Textbooks for topology dimension theory. I'm reading Munkres's  and notice the "dimension theory". I'm interested in it, yet I still have some questions:
(i) What's the motivation of (general topology) dimension theory?
(ii) Is dimension theory useful, i.e. has it solved some non-trivial problems?
(iii) Are there any good textbooks about this topic?
Thank you for your help!
 A: The primary motivation in the discovery of it (around 1910/1920) was trying to distinguish the different $\Bbb R^n$ topologically: it hadn't been shown in general that $\Bbb R^n \not\simeq \Bbb R^m$ when $n \neq m$ (some special cases were known), while there were examples of space filling curves, all sorts of fractal-like planar sets whose "dimension" was unclear etc. So some topologists defined functions "$\dim$" with integer values on topological (or metric, or even smaller classes) spaces that were topological invariants (so homeomorphic spaces had the same value ) hoping to find one for which they could show $\dim(\Bbb R^n) = n$. In the end several such functions were defined by different people (Lebesgue, Brouwer, Urysohn among them) and finally Brouwer succeeded (using deep theorems like his fixed point theorem and others) to show that indeed $\Bbb R^n$ had dimension $n$ for some dimension function. Soon people began generalising and unifying the different functions, especially in the realm of separable metrisable spaces, where most of such functions all coincide in value.

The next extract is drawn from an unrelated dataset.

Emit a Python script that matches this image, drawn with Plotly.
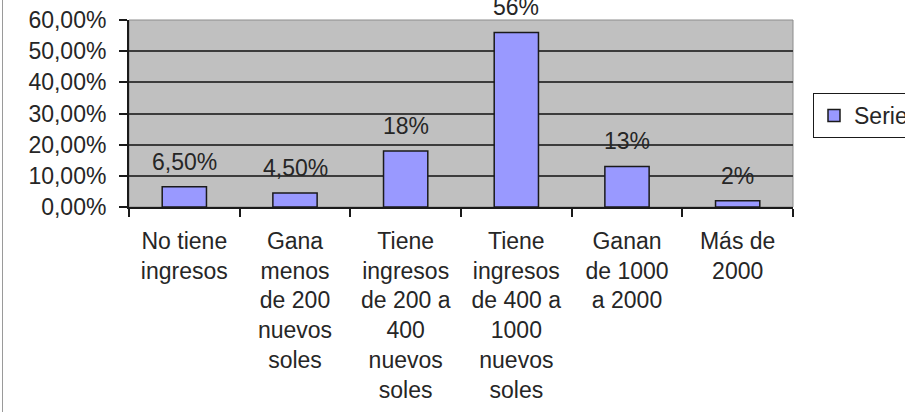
import plotly.graph_objects as go

# Income distribution by bracket
categories = [
    "No tiene<br>ingresos",
    "Gana<br>menos<br>de 200<br>nuevos<br>soles",
    "Tiene<br>ingresos<br>de 200 a<br>400<br>nuevos<br>soles",
    "Tiene<br>ingresos<br>de 400 a<br>1000<br>nuevos<br>soles",
    "Ganan<br>de 1000<br>a 2000",
    "Más de<br>2000",
]
values = [0.065, 0.045, 0.18, 0.56, 0.13, 0.02]
value_labels = ["6,50%", "4,50%", "18%", "56%", "13%", "2%"]
tick_vals = [0, 0.1, 0.2, 0.3, 0.4, 0.5, 0.6]

FONT = "Liberation Sans, Arial, sans-serif"
TEXT = "#262626"

L, R, T, B = 129, 112, 20, 205
W, H = 905, 412
PW, PH = W - L - R, H - T - B

fig = go.Figure()
fig.add_trace(go.Bar(
    x=categories,
    y=values,
    name="Serie1",
    marker=dict(color="#9999FF", line=dict(color="#1a1a1a", width=1.5)),
    hoverinfo="skip",
))

# value labels floating above each bar
for cat, v, lab in zip(categories, values, value_labels):
    fig.add_annotation(
        x=cat, y=v, text=lab, showarrow=False,
        yanchor="middle", yshift=25,
        font=dict(family=FONT, size=23, color=TEXT),
    )

# plot-area outline
fig.add_shape(type="rect", xref="paper", yref="paper", x0=0, y0=0, x1=1, y1=1,
              line=dict(color="#8c8c8c", width=1), layer="below")
# chart frame on the left edge
fx = (2.5 - L) / PW
fig.add_shape(type="line", xref="paper", yref="paper",
              x0=fx, x1=fx, y0=-B / PH, y1=1 + T / PH,
              line=dict(color="#9a9a9a", width=1))

fig.update_layout(
    width=W, height=H,
    margin=dict(l=L, r=R, t=T, b=B, autoexpand=False),
    paper_bgcolor="white",
    plot_bgcolor="#C0C0C0",
    separators=",.",
    bargap=0.6,
    showlegend=True,
    legend=dict(
        x=(813 - L) / PW, y=(T + PH - 93) / PH, xanchor="left", yanchor="top",
        bordercolor="#1a1a1a", borderwidth=1, bgcolor="white",
        font=dict(family=FONT, size=23, color=TEXT),
    ),
    font=dict(family=FONT, size=23, color=TEXT),
)

fig.update_yaxes(
    range=[0, 0.6],
    tickvals=tick_vals,
    tickformat=".2%",
    showgrid=True, gridcolor="#3c3c3c", gridwidth=2,
    showline=True, linecolor="#1a1a1a", linewidth=2,
    ticks="outside", ticklen=8, tickcolor="#1a1a1a", tickwidth=2,
    ticklabelstandoff=8,
    zeroline=False,
    tickfont=dict(family=FONT, size=23, color=TEXT),
)
fig.update_xaxes(
    showline=True, linecolor="#1a1a1a", linewidth=2,
    ticks="outside", ticklen=8, tickcolor="#1a1a1a", tickwidth=2,
    tickson="boundaries",
    tickangle=0,
    ticklabelstandoff=12,
    tickfont=dict(family=FONT, size=23, color=TEXT),
)

fig.write_html("out.html")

A good general overview (almost encyclopedic) is Engelking, theory of dimensions, finite and infinite. A good book on separable metric spaces only is Jan van Mill's  infite-dimensional topology, an introduction and prerequisites, who treats the basic dimension theory, Brouwer's fixed point theorem, and AR/ANR theory in just a few chapters, including a self-contained proof of the Jordan Curve Theorem. Too bad it's out of print nowadays.. (but a good library will have a copy).
The main problem it solves is the fact that the $\Bbb R^n$ are mutually non-homeomorphic but there are many other interesting results and still loads of open problems too. See Engelking's book for the frontier of research.